Keir Starmer continues to insist that a Labour government is not going to seek to rejoin the single market or a customs union with the EU. An implication is that Britain will continue to make its own independent trade policy, and that it will continue to negotiate bilateral trade deals with other countries.

Which means that the prime minister – and David Lammy, the foreign secretary, and Jonathan Reynolds, the business and trade secretary – are just as keen as their Conservative predecessors were to strike deals. This would enable them to claim to be delivering on their promise to “Make Brexit Work”.

Which countries are top of Labour’s list?

Lammy is in India, where he is “pushing for a reset and relaunch of the UK-India partnership including through a free trade agreement that will benefit both economies”.

If this sounds familiar, it is because an India trade deal was one of many examples of Boris Johnson’s “boosterism”, in which his optimism about what was possible, and how quickly it was possible, outran the long grind of sector-by-sector negotiations. He promised a “deal by Diwali”, but by the time Diwali took place in October 2022, he had already been replaced by Liz Truss.

Truss, who as Johnson’s foreign secretary had done some of the high-level negotiating, hoped to secure the deal as prime minister, but even before she ran out of time she had clashed with Suella Braverman, her home secretary, who refused to agree to grant the number of visas to Indian workers sought by Narendra Modi’s government.
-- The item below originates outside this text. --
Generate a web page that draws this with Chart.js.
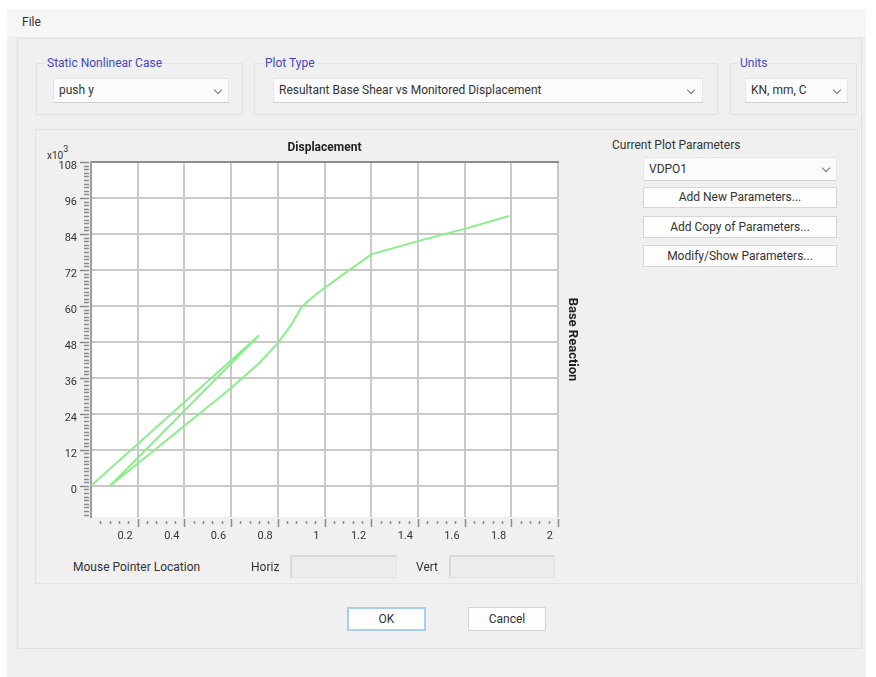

Rishi Sunak took up the baton, and handed it to Kemi Badenoch, his business and trade secretary, hoping to have a deal agreed by the end of 2023. Now it is Labour’s turn.

Which other countries are possible?

Starmer is understood to believe that he could secure a deal with the US. Again, if so, he would be succeeding where Johnson, for all his Brexit bluster, failed, and where slow progress was made by both Truss and Sunak. A meaningful deal with the US would be a hugely complex undertaking, but the prime minister thinks he can negotiate a “low-calorie” deal that could be sold as a significant improvement on the status quo.

A lot depends on who wins the US election in November, as Donald Trump is unlikely to expend any political capital on a deal with an anti-Brexit prime minister, who would be assumed to be anti-Trump. But even if Kamala Harris becomes president, the passage of trade deals through US Congress is notoriously arduous and time-consuming.

What about a better deal with the EU?

Of course, Britain’s most important trade deal is with the EU: the trade and cooperation agreement (TCA) that was signed by Johnson. It contains a clause requiring it to be reviewed from May 2026, but analysts at the think tank UK in a Changing Europe say that this will merely be “what the two parties decide to make of it”. So it is possible that Nick Thomas-Symonds, the UK’s new minister for European relations, could ask for talks about improving the TCA before then.

The EU has shown no interest in reopening the TCA, although Sunak did persuade it to amend the Northern Ireland protocol of the Brexit withdrawal agreement – the treaty that paved the way for the TCA – in order to ease problems with the Irish border.

So far, most attention has been focused on fairly minor issues such as a possible veterinary agreement and ways to simplify border checks, the full implementation of which has been repeatedly postponed ever since the UK left the EU in January 2020.